3. FINRA also noted that firms did not have appropriate procedures in place to detect and prevent various forms of forgery, including signing blank, incomplete, or partial documents or improper use of medallion stamp guarantees or notaries. Signature issues often times can go undetected even under the best supervisory structure, but FINRA’s focus on this issue should remind firms of what they can do. For example, firms can emphasis the policies surrounding signatures through branch examinations, annual compliance questionnaires and attestations, continuing education, and/or other training mechanisms. This is particularly important for firms for policies surrounding the specific use of medallion stamp guarantees or notaries. Documentation surrounding these efforts to educate and train registered representatives on these issues signature issues can sometimes be a firm’s best defense if a registered representative decides to go rogue.

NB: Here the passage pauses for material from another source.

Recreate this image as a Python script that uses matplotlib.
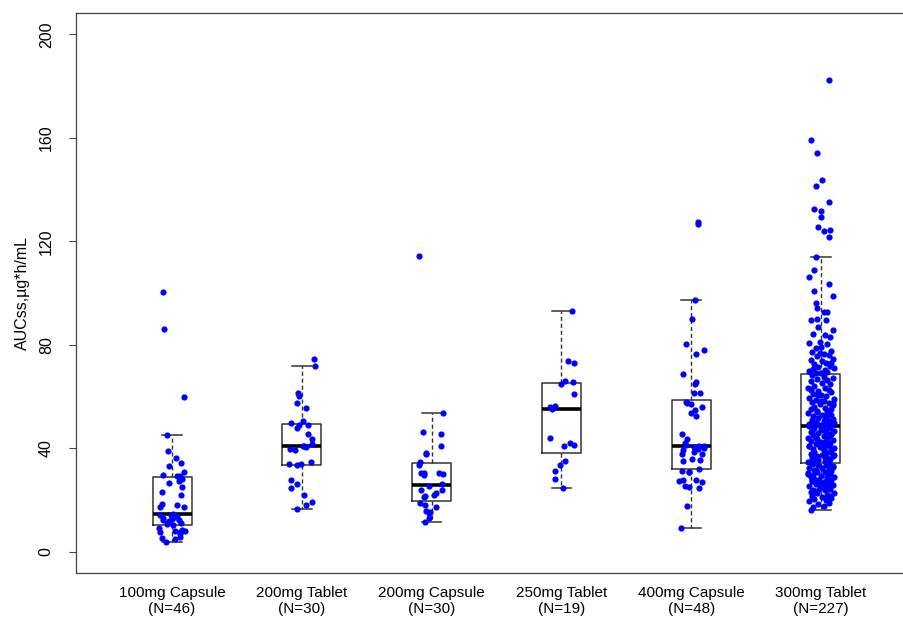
import matplotlib.pyplot as plt
import numpy as np

plt.rcParams['font.family'] = ['Liberation Sans', 'DejaVu Sans']

groups = ["100mg Capsule", "200mg Tablet", "200mg Capsule",
          "250mg Tablet", "400mg Capsule", "300mg Tablet"]
counts = [46, 30, 30, 19, 48, 227]

# AUCss values, with the horizontal jitter of each dot
auc_100cap = [100.5, 86.0, 59.6, 45.0, 39.0, 36.2, 34.1, 33.1, 30.9, 29.6,
              29.1, 29.3, 28.1, 27.1, 26.4, 24.8, 22.9, 21.9, 18.1, 18.3,
              17.1, 14.1, 14.5, 17.1, 12.9, 12.1, 13.2, 12.2, 11.7, 12.4,
              10.7, 10.2, 9.1, 7.5, 7.8, 7.5, 8.5, 7.8, 6.8, 5.1,
              5.5, 4.7, 3.5, 13.8, 11.0, 14.2]
jit_100cap = [-0.07, -0.06, 0.09, -0.04, -0.03, 0.03, 0.07, -0.02, 0.09, -0.07,
              0.04, 0.06, 0.08, 0.05, -0.02, 0.08, -0.08, 0.07, 0.04, -0.08,
              -0.09, -0.09, 0.01, 0.09, -0.07, -0.07, 0.03, 0.05, -0.02, 0.00,
              -0.04, 0.01, -0.10, -0.09, 0.02, 0.06, 0.08, 0.10, 0.06, -0.08,
              0.06, 0.02, -0.05, 0.04, 0.07, -0.01]

auc_200tab = [74.6, 71.9, 61.3, 60.0, 57.4, 55.7, 49.7, 50.5, 48.9, 48.9,
              47.8, 45.4, 43.6, 41.0, 40.4, 41.6, 39.7, 39.4, 34.0, 33.6,
              33.7, 34.5, 27.8, 26.3, 24.7, 22.0, 19.0, 18.0, 16.3, 40.8]
jit_200tab = [0.09, 0.10, -0.03, -0.02, -0.04, 0.03, -0.08, 0.01, -0.02, 0.05,
              -0.04, 0.05, 0.08, 0.02, 0.03, 0.08, -0.09, -0.05, -0.10, -0.04,
              -0.01, 0.07, -0.08, -0.04, -0.08, 0.02, 0.08, 0.03, -0.04, 0.01]

auc_200cap = [114.3, 53.4, 46.1, 45.6, 40.9, 38.3, 37.6, 34.6, 33.3, 30.4,
              30.4, 29.7, 30.4, 30.0, 26.3, 25.5, 23.9, 23.9, 22.7, 22.0,
              21.1, 21.5, 18.9, 18.1, 17.1, 15.6, 14.9, 12.9, 11.5, 15.3]
jit_200cap = [-0.10, 0.09, -0.07, 0.07, 0.07, -0.04, -0.04, -0.09, -0.10, -0.08,
              -0.06, -0.06, 0.06, 0.09, 0.08, -0.02, -0.08, 0.08, 0.03, 0.02,
              -0.06, -0.05, -0.09, -0.05, 0.03, -0.04, -0.02, -0.02, -0.05, -0.01]

auc_250tab = [93.1, 73.6, 72.8, 64.7, 65.8, 65.6, 60.9, 55.9, 55.1, 56.4,
              44.1, 40.9, 41.8, 41.2, 35.0, 33.3, 31.3, 27.9, 24.4]
jit_250tab = [0.08, 0.05, 0.10, 0.00, 0.03, 0.09, 0.10, -0.09, -0.07, -0.05,
              -0.09, 0.02, 0.07, 0.10, 0.03, -0.01, -0.05, -0.05, 0.01]

auc_400cap = [127.5, 126.6, 97.2, 89.8, 80.2, 77.9, 76.3, 68.7, 64.9, 65.5,
              61.5, 61.4, 57.9, 57.4, 57.0, 55.9, 54.9, 53.4, 52.6, 45.6,
              43.5, 41.3, 41.0, 40.2, 39.5, 40.3, 39.1, 38.5, 37.6, 35.1,
              35.9, 35.5, 31.0, 30.6, 30.8, 32.0, 27.1, 27.7, 27.7, 26.8,
              25.5, 24.8, 24.4, 17.8, 9.0, 40.7, 42.0, 37.9]
jit_400cap = [0.05, 0.05, 0.03, 0.01, -0.04, 0.10, 0.04, -0.06, 0.03, 0.04,
              0.02, 0.07, -0.04, -0.03, 0.00, 0.08, 0.03, 0.00, 0.04, -0.07,
              -0.03, -0.04, 0.10, 0.10, 0.05, 0.02, -0.06, 0.02, -0.07, -0.06,
              0.01, 0.07, -0.07, -0.02, -0.02, 0.06, -0.09, -0.06, 0.04, 0.08,
              -0.05, -0.02, 0.06, -0.03, -0.08, 0.06, -0.05, 0.08]

auc_300tab = [182.5, 159.2, 154.3, 143.9, 141.2, 135.3, 132.6, 131.9, 129.3, 125.5,
              124.2, 123.8, 121.5, 113.8, 108.9, 106.2, 103.4, 100.9, 98.8, 96.0,
              94.3, 92.7, 92.5, 89.6, 89.8, 89.4, 87.0, 85.7, 84.3, 83.6,
              82.9, 81.2, 80.7, 80.1, 79.3, 78.6, 77.5, 77.2, 76.4, 75.9,
              75.5, 74.6, 74.1, 73.7, 72.8, 72.5, 71.9, 71.4, 71.0, 70.6,
              70.1, 69.8, 69.4, 69.1, 68.9, 76.8, 73.0,
              68.4, 67.6, 67.3, 66.7, 66.2, 65.9, 65.0, 64.8, 64.1, 63.4,
              63.1, 62.5, 62.0, 61.7, 61.0, 60.7, 60.2, 59.5, 59.1, 58.7,
              58.2, 57.8, 57.3, 56.9, 56.6, 55.9, 55.6, 55.3, 54.7, 54.2,
              54.1, 53.5, 53.0, 52.7, 52.4, 51.9, 51.7, 51.2, 50.9, 50.6,
              50.4, 50.1, 49.8, 49.5, 49.4, 49.1, 48.9, 48.8, 48.7, 62.3,
              58.4, 55.0, 53.8, 51.5, 50.0, 57.6, 60.4, 49.6,
              48.4, 48.2, 47.8, 47.6, 47.1, 46.8, 46.6, 46.2, 45.9, 45.5,
              45.2, 44.8, 44.5, 44.1, 43.8, 43.4, 43.2, 42.7, 42.4, 42.1,
              41.6, 41.4, 40.9, 40.7, 40.3, 40.0, 39.5, 39.3, 38.8, 38.6,
              38.1, 37.9, 37.5, 37.0, 36.9, 36.3, 36.0, 35.8, 35.3, 35.1,
              34.6, 34.4, 34.2, 47.3, 45.4, 43.9, 42.6, 40.8, 39.2, 37.4,
              35.6, 44.6, 41.8, 38.4, 46.1, 36.7,
              33.9, 33.6, 33.3, 32.8, 32.5, 32.3, 31.8, 31.6, 31.3, 30.8,
              30.7, 30.2, 29.8, 29.7, 29.2, 28.8, 28.7, 28.2, 27.8, 27.7,
              27.1, 26.8, 26.6, 26.1, 25.7, 25.3, 25.2, 24.6, 24.2, 23.8,
              23.7, 23.0, 22.7, 22.5, 21.9, 21.5, 21.2, 20.7, 20.4, 19.8,
              19.5, 18.8, 18.5, 17.7, 17.3, 16.2, 33.1, 31.4, 29.0, 27.4,
              25.6, 23.3, 21.3, 30.1, 26.6, 24.0, 28.1]
jit_300tab = [0.06, -0.08, -0.03, 0.01, -0.04, 0.06, -0.05, 0.00, 0.00, -0.02,
              0.07, 0.02, 0.06, -0.04, -0.05, -0.09, 0.06, -0.05, 0.09, -0.04,
              -0.03, 0.02, 0.05, -0.08, -0.03, 0.04, -0.02, 0.09, -0.06, 0.03,
              0.07, -0.01, -0.09, 0.05, 0.00, -0.04, 0.08, -0.07, 0.02, 0.06,
              -0.03, 0.09, -0.08, 0.01, 0.04, -0.05, 0.07, -0.02, 0.10, -0.06,
              0.03, -0.09, 0.05, 0.00, -0.04, -0.01, 0.08,
              -0.07, 0.02, 0.09, -0.03, 0.05, -0.08, 0.01, 0.07, -0.05, 0.03,
              -0.10, 0.06, -0.02, 0.08, -0.06, 0.00, 0.04, -0.09, 0.10, -0.04,
              0.02, -0.07, 0.06, -0.01, 0.09, -0.05, 0.03, -0.08, 0.07, -0.03,
              0.05, -0.10, 0.01, 0.08, -0.06, 0.04, -0.02, 0.09, -0.07, 0.02,
              0.06, -0.04, 0.10, -0.09, 0.03, -0.01, 0.07, -0.05, 0.05, -0.08,
              0.00, 0.08, -0.03, 0.04, -0.06, 0.09, -0.02, 0.06,
              -0.09, 0.03, 0.07, -0.05, 0.01, 0.10, -0.07, 0.04, -0.02, 0.08,
              -0.06, 0.02, 0.06, -0.10, 0.05, -0.03, 0.09, -0.08, 0.00, 0.07,
              -0.04, 0.03, -0.09, 0.06, -0.01, 0.10, -0.06, 0.02, 0.08, -0.05,
              0.04, -0.08, 0.01, 0.09, -0.03, 0.05, -0.07, 0.07, -0.02, 0.03,
              -0.10, 0.06, -0.05, 0.00, 0.08, -0.04, 0.04, -0.09, 0.02, 0.10,
              -0.06, 0.05, -0.01, 0.07, -0.08, 0.03,
              -0.07, 0.04, -0.02, 0.09, -0.09, 0.01, 0.06, -0.05, 0.08, -0.03,
              0.03, -0.10, 0.07, -0.06, 0.00, 0.10, -0.08, 0.05, -0.02, 0.08,
              -0.07, 0.02, 0.06, -0.04, 0.09, -0.09, 0.04, -0.01, 0.07, -0.06,
              0.03, -0.08, 0.10, -0.03, 0.05, -0.07, 0.01, 0.08, -0.05, 0.04,
              -0.09, 0.06, -0.02, 0.02, -0.06, -0.08, 0.09, -0.04, 0.05, -0.07,
              0.03, -0.03, 0.07, -0.10, 0.00, 0.06, -0.05]

values = [auc_100cap, auc_200tab, auc_200cap, auc_250tab, auc_400cap, auc_300tab]
jitters = [jit_100cap, jit_200tab, jit_200cap, jit_250tab, jit_400cap, jit_300tab]
labels = [f"{g}\n(N={n})" for g, n in zip(groups, counts)]

fig = plt.figure(figsize=(9.04, 6.18), dpi=100)
ax = fig.add_axes([76 / 904, 1 - 573 / 618, 841 / 904, 560 / 618])

pos = np.arange(1, len(groups) + 1)
ax.boxplot(values, positions=pos, widths=0.3, capwidths=0.15, showfliers=False,
           whis=1.5, patch_artist=False,
           boxprops=dict(color='#333333', lw=1.1),
           whiskerprops=dict(color='#333333', lw=1, linestyle=(0, (3, 2))),
           capprops=dict(color='#333333', lw=1.1),
           medianprops=dict(color='black', lw=2.6))

for i, (v, j) in enumerate(zip(values, jitters)):
    ax.scatter(pos[i] + np.array(j), v, s=20, color='#0000FF', zorder=3, linewidths=0)

ax.set_xlim(0.26, 6.74)
ax.set_ylim(-8.3, 208.3)
ax.set_yticks([0, 40, 80, 120, 160, 200])
ax.set_xticks(pos)
ax.set_xticklabels(labels, fontsize=11, linespacing=1.2)
ax.tick_params(axis='x', length=0, pad=9)
ax.tick_params(axis='y', length=5, width=0.8, color='#444444', pad=11, labelsize=11.5)
for t in ax.get_yticklabels():
    t.set_rotation(90)
    t.set_va('center')
ax.set_ylabel("AUCss,µg*h/mL", fontsize=11.5, labelpad=6)
for sp in ax.spines.values():
    sp.set_color('#444444')
    sp.set_linewidth(0.9)

fig.savefig("out.png", dpi=100)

4. FINRA also discussed suitability. FINRA noted concerns about firms failing to maintain procedures to properly monitor product exchanges, including failures to identify patterns of unsuitable exchanges. This can take the form of permitting unsuitable exchanges or failing to detect patterns of exchanges across multiple customers. In a similar regard, FINRA noted that firms were not adequately identifying “red flags” of possible unsuitable transactions, patterns of recommending similar unsuitable recommendations across multiple customers, or patterns surrounding mismarking trade tickets—that is, marking confirms “unsolicited” in identical securities across multiple customers. FINRA also noted that firms often failed to properly monitor changes in customer net worth/income/account objections, sometimes made immediately before an investment recommendation, to avoid supervisory scrutiny. These concerns all related to the fundamental question—what procedures do firms have in place to ensure transactions are suitable for customers under FINRA Rule 2111. Firms should continue to explore how to best monitor their sales practices and patterns, especially as software and data/analytics continue to offer potential solutions to these challenges.